■ TASK TO COMPLETE
Up to and including the line with "from matplotlib.lines import Line2D", write out the listing from its first line, minus the pictures.

** START OF TASK DATA **

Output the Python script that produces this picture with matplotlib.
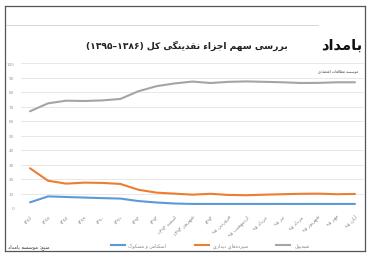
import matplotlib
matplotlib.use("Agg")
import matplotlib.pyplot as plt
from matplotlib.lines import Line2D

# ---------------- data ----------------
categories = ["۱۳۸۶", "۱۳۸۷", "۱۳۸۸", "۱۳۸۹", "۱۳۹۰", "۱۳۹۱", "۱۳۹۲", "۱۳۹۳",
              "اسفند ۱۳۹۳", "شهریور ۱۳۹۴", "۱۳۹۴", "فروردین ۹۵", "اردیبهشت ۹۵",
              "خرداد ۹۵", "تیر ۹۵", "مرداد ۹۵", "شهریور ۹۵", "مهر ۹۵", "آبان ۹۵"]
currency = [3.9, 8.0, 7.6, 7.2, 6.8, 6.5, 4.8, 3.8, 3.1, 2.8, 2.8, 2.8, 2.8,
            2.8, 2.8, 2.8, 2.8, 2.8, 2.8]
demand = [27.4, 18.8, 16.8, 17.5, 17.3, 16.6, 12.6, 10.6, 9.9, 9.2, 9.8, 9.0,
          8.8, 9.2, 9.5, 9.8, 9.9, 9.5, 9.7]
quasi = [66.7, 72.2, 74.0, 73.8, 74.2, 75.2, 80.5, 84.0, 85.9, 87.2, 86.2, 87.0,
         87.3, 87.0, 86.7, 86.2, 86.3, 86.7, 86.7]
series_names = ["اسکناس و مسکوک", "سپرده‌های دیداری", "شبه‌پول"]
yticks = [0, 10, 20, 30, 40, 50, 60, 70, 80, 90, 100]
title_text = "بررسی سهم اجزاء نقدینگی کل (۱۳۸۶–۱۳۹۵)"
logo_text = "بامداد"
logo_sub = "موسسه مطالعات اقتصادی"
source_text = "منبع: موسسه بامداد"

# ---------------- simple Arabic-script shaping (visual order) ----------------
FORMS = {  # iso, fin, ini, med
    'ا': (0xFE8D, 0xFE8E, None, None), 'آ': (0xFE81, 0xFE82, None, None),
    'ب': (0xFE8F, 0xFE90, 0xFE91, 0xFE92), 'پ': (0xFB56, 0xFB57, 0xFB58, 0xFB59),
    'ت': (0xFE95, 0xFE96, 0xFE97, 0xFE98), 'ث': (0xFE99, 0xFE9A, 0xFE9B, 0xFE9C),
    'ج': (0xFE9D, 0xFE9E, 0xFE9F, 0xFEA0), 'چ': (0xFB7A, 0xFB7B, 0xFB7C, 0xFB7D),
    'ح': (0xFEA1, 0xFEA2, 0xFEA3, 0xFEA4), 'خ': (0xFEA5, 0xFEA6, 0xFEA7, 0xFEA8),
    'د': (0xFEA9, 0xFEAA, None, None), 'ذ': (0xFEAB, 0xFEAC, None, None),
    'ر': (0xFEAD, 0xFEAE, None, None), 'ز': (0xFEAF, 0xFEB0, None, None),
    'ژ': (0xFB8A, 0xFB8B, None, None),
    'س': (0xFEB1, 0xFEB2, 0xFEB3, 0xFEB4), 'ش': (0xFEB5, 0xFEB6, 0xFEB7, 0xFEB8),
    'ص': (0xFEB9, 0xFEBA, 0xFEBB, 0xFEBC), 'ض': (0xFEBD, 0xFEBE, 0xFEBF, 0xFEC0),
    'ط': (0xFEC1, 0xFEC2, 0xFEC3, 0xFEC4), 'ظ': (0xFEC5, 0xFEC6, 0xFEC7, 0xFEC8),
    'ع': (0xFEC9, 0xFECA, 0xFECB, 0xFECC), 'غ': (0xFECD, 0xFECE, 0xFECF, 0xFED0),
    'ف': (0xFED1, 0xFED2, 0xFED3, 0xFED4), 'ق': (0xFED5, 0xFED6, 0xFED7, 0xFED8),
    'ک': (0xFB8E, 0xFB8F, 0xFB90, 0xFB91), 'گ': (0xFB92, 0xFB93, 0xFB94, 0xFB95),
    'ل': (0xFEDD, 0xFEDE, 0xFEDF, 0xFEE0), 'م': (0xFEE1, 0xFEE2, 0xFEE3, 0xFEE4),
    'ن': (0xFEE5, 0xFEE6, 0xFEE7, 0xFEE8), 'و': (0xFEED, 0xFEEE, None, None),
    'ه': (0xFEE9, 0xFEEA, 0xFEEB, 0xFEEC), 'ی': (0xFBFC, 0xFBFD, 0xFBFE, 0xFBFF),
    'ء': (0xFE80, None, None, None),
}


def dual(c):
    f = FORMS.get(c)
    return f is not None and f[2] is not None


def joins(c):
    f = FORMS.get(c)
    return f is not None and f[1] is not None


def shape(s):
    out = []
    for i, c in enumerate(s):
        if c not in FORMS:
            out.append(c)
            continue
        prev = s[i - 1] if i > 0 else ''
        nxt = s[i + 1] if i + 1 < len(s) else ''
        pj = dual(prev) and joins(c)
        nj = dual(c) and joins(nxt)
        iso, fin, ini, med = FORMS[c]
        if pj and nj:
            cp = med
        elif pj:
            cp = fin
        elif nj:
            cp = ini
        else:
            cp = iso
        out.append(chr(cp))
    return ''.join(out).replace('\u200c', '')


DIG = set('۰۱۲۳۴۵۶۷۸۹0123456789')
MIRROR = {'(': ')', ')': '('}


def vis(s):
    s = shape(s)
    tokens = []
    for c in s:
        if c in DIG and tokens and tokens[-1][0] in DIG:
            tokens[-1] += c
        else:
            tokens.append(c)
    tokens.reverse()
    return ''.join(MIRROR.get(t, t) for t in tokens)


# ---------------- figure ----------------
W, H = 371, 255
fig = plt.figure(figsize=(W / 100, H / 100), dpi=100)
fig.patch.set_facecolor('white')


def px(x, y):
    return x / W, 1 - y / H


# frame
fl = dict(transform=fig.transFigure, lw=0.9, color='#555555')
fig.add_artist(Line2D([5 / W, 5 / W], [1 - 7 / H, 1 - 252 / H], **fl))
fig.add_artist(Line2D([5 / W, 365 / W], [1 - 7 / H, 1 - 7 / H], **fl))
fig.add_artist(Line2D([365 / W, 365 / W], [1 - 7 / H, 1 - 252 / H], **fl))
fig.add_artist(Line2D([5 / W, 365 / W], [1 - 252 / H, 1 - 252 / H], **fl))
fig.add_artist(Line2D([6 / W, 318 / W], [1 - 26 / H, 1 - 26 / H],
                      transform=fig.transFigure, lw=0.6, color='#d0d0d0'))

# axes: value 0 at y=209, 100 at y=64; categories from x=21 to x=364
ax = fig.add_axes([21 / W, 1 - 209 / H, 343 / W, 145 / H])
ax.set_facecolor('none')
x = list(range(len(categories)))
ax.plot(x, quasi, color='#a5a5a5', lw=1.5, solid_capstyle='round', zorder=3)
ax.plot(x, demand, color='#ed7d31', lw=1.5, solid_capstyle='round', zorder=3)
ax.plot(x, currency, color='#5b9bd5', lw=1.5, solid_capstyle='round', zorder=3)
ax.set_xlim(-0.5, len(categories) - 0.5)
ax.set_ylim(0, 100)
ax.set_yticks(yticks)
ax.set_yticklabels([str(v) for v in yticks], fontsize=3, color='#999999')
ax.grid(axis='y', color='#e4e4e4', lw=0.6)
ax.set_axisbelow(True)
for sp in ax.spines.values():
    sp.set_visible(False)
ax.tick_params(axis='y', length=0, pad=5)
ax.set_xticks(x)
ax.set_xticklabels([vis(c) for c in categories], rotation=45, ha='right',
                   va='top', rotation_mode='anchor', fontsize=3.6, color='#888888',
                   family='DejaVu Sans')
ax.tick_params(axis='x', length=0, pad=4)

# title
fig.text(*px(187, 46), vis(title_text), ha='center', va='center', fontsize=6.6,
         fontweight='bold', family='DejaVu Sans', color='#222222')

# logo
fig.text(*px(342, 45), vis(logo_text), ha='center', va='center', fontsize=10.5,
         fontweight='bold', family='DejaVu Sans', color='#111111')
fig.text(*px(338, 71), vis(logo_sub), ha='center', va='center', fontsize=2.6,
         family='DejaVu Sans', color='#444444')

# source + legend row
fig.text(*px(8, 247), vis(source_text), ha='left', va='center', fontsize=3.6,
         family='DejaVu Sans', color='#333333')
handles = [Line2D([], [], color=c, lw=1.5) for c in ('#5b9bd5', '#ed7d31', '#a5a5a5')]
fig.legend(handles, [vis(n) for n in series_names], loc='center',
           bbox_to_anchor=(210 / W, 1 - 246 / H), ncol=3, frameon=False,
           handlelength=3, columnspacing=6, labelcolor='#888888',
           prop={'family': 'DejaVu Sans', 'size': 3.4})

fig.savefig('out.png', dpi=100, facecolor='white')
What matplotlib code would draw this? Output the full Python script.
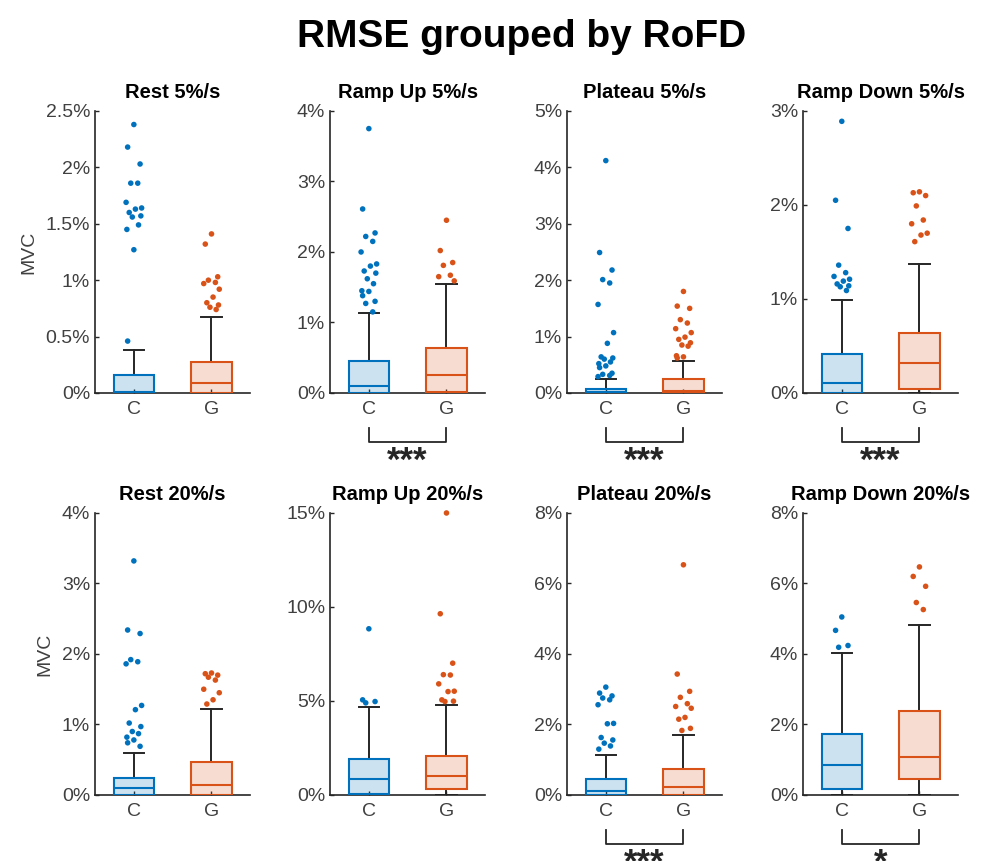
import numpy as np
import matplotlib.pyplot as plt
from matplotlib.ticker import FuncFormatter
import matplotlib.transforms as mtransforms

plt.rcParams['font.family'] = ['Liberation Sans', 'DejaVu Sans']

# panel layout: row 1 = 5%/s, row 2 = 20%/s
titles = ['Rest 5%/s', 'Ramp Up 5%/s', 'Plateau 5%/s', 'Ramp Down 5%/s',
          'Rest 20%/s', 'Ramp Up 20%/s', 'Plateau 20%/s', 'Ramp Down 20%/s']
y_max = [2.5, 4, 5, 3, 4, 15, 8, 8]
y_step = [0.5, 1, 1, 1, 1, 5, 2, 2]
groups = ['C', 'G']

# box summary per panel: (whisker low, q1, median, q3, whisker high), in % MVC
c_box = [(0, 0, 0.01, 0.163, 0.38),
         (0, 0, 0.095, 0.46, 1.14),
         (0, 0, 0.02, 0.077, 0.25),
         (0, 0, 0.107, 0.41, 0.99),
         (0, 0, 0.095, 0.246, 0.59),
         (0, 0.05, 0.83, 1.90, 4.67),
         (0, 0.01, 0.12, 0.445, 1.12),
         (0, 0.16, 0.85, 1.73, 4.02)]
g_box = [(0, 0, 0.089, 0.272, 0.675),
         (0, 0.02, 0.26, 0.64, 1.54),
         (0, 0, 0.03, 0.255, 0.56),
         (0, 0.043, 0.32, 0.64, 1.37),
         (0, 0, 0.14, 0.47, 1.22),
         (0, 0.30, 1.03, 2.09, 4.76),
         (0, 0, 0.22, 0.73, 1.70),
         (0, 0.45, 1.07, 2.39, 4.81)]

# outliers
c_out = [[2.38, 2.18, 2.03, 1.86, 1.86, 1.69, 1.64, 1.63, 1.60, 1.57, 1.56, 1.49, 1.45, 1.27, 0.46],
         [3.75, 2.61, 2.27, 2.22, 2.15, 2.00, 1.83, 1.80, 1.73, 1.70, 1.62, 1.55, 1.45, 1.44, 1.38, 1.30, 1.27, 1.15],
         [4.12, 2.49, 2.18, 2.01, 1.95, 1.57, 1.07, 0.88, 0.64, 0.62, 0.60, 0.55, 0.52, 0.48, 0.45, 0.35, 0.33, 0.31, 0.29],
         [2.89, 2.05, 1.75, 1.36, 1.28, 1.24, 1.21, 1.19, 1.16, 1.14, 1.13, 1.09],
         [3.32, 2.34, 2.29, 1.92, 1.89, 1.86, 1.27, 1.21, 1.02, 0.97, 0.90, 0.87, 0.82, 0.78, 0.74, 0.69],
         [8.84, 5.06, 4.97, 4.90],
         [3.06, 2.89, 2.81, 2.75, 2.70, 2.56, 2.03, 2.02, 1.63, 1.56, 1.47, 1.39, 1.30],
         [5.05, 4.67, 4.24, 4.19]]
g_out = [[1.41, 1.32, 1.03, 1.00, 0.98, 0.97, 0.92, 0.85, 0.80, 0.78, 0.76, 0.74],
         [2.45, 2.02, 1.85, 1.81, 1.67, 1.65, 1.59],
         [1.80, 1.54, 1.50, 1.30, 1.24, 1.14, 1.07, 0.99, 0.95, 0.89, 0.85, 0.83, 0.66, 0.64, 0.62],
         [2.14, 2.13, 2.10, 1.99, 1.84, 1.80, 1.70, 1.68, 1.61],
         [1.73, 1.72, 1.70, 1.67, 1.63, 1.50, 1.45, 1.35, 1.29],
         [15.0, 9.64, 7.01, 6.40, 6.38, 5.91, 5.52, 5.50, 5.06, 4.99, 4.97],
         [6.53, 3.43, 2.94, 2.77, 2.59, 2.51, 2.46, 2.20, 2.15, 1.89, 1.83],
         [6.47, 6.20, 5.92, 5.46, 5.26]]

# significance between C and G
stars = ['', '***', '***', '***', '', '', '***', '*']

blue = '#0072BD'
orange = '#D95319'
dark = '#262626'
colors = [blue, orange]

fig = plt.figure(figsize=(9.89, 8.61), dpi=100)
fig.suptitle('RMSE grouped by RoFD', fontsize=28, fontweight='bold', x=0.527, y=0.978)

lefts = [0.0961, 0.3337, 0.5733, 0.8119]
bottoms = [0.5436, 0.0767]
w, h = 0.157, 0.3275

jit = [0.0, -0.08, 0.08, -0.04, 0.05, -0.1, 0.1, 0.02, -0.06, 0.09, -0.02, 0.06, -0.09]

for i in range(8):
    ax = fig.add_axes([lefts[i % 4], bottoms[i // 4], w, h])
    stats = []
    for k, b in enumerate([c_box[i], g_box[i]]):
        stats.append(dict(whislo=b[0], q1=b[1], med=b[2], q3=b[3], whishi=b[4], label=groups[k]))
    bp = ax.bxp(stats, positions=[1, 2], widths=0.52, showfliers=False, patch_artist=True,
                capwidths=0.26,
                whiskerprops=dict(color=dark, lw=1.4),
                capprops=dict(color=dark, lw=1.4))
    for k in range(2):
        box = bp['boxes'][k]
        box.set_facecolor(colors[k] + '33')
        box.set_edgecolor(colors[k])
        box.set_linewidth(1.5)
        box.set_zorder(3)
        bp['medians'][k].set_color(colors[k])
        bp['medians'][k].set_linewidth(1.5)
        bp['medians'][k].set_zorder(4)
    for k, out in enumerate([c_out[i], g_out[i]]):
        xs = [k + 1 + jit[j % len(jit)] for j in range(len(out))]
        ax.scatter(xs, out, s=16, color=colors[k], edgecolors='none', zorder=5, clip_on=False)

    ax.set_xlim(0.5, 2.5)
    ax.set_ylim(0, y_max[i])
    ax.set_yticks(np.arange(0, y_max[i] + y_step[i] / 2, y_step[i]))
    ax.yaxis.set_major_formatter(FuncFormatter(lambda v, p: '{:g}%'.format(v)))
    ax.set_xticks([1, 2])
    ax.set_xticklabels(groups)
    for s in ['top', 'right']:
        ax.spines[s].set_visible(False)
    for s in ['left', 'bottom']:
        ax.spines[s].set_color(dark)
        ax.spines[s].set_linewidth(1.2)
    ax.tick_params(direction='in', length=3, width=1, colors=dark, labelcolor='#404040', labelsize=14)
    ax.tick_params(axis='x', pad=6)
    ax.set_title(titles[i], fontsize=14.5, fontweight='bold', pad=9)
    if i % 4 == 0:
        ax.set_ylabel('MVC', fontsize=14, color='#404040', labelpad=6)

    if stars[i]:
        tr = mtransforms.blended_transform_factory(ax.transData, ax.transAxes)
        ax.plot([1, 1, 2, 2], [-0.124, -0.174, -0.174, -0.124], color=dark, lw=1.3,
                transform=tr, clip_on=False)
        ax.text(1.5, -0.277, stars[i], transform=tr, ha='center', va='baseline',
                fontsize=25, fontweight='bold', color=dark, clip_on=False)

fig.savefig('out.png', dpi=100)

** END OF TASK DATA **

■ COMPLETE ANSWER
Output the Python script that produces this picture with matplotlib.
import matplotlib
matplotlib.use("Agg")
import matplotlib.pyplot as plt
from matplotlib.lines import Line2D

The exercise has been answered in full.